Actively managed mutual funds abandoned GM before its bankruptcy filing. No actively managed fund is a major holder of GM stock, according to fund tracker Morningstar. Only index funds, which track such benchmarks as Standard & Poor's 500-stock index, owned big positions in GM, relative to their other holdings.
GM bondholders will fare slightly better than shareholders. GM owes a total of $33 billion to bondholders; $6 billion is secured and $27 billion is unsecured. Secured bondholders were willing to accept lower interest payments than unsecured bondholders to be at the top of the list of creditors to be paid back if the firm entered bankruptcy.
Under the agreement GM reached with the U.S. Treasury Department and the Canadian government, unsecured creditors will receive stock in 10% of the "new" GM that will emerge from Chapter 11 if the bankruptcy court approves. "Most likely, secured bondholders will be paid in full, and the remaining $27 billion in unsecured debt will be settled with what's left over," says Cary Carbonaro, a financial planner in New York.
GM-related investments, such as GMAC bonds and Promark investment accounts, are unaffected by the bankruptcy filing.

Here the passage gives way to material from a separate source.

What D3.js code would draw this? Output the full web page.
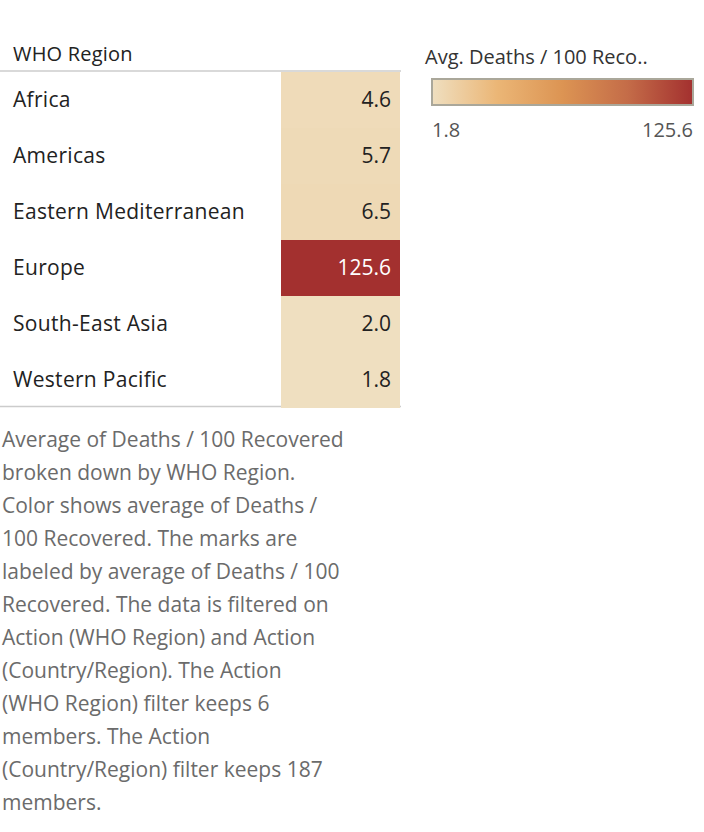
<!DOCTYPE html>
<html><head><meta charset="utf-8">
<script src="https://cdn.jsdelivr.net/npm/d3@7"></script>
<style>body{margin:0;background:#fff;font-family:"Open Sans",Lato,sans-serif;}</style>
</head><body><div id="chart"></div>
<script>
const regions = ["Africa", "Americas", "Eastern Mediterranean", "Europe", "South-East Asia", "Western Pacific"];
const values = [4.6, 5.7, 6.5, 125.6, 2.0, 1.8];
const footnote = [
  "Average of Deaths / 100 Recovered",
  "broken down by WHO Region.",
  "Color shows average of Deaths /",
  "100 Recovered.  The marks are",
  "labeled by average of Deaths / 100",
  "Recovered. The data is filtered on",
  "Action (WHO Region) and Action",
  "(Country/Region). The Action",
  "(WHO Region) filter keeps 6",
  "members. The Action",
  "(Country/Region) filter keeps 187",
  "members."
];

const svg = d3.select("#chart").append("svg").attr("width", 704).attr("height", 832);

const stops = ["#efdfc0", "#ebb676", "#dc9453", "#c46c48", "#a3302f"];
const minV = d3.min(values), maxV = d3.max(values);
const color = d3.scaleLinear()
    .domain(d3.range(stops.length).map(i => minV + (maxV - minV) * i / (stops.length - 1)))
    .range(stops).interpolate(d3.interpolateRgb);

const y = d3.scaleBand().domain(regions).range([72, 408]).padding(0);

svg.append("text").attr("x", 13).attr("y", 61).attr("font-size", 20).attr("fill", "#222").attr("letter-spacing", 0.2).text("WHO Region");
svg.append("line").attr("x1", 0).attr("x2", 401).attr("y1", 71).attr("y2", 71).attr("stroke", "#ccc").attr("stroke-width", 1.5);
svg.append("line").attr("x1", 0).attr("x2", 401).attr("y1", 406.5).attr("y2", 406.5).attr("stroke", "#ccc").attr("stroke-width", 1.5);

const rows = svg.selectAll(".row").data(regions).enter().append("g").attr("class", "row");
rows.append("rect")
    .attr("x", 281).attr("width", 119)
    .attr("y", d => y(d)).attr("height", 56)
    .attr("fill", (d, i) => color(values[i]));
rows.append("text").attr("x", 13).attr("y", d => y(d) + y.bandwidth() / 2 + 7)
    .attr("font-size", 21).attr("letter-spacing", 0.3).attr("fill", "#222").text(d => d);
rows.append("text").attr("x", 391).attr("y", d => y(d) + y.bandwidth() / 2 + 7)
    .attr("text-anchor", "end").attr("font-size", 21)
    .attr("fill", (d, i) => values[i] > 60 ? "#fff" : "#222")
    .text((d, i) => values[i].toFixed(1));

// legend
const defs = svg.append("defs");
const grad = defs.append("linearGradient").attr("id", "lg");
stops.forEach((c, i) => grad.append("stop").attr("offset", i / (stops.length - 1)).attr("stop-color", c));
svg.append("text").attr("x", 425).attr("y", 64).attr("font-size", 20).attr("font-weight", 500).attr("fill", "#333").text("Avg. Deaths / 100 Reco..");
const lx = d3.scaleLinear().domain([minV, maxV]).range([432, 693]);
svg.append("rect").attr("x", lx(minV)).attr("y", 79).attr("width", lx(maxV) - lx(minV)).attr("height", 26)
    .attr("fill", "url(#lg)").attr("stroke", "#aaa79a").attr("stroke-width", 2);
svg.append("text").attr("x", lx(minV)).attr("y", 137).attr("font-size", 20).attr("fill", "#555").text(minV.toFixed(1));
svg.append("text").attr("x", lx(maxV)).attr("y", 137).attr("text-anchor", "end").attr("font-size", 20).attr("fill", "#555").text(maxV.toFixed(1));

// footnote
svg.append("g").selectAll("text").data(footnote).enter().append("text")
    .attr("x", 2).attr("y", (d, i) => 447 + i * 33)
    .attr("font-size", 21).attr("fill", "#6b6b6b").text(d => d);
</script></body></html>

GMAC is not a part of the reorganization and says it does not intend to file for bankruptcy.
Promark funds, which are managed by Promark Global Advisors (formerly General Motors Asset Management), are offered in 401(k) retirement plans of employees of GM and other companies. The bankruptcy filing should have no impact on these 401(k) plans because they are owned by workers, not by GM. "GM's bankruptcy does not affect Promark in any way," says Promark spokeswoman Julie Gibson.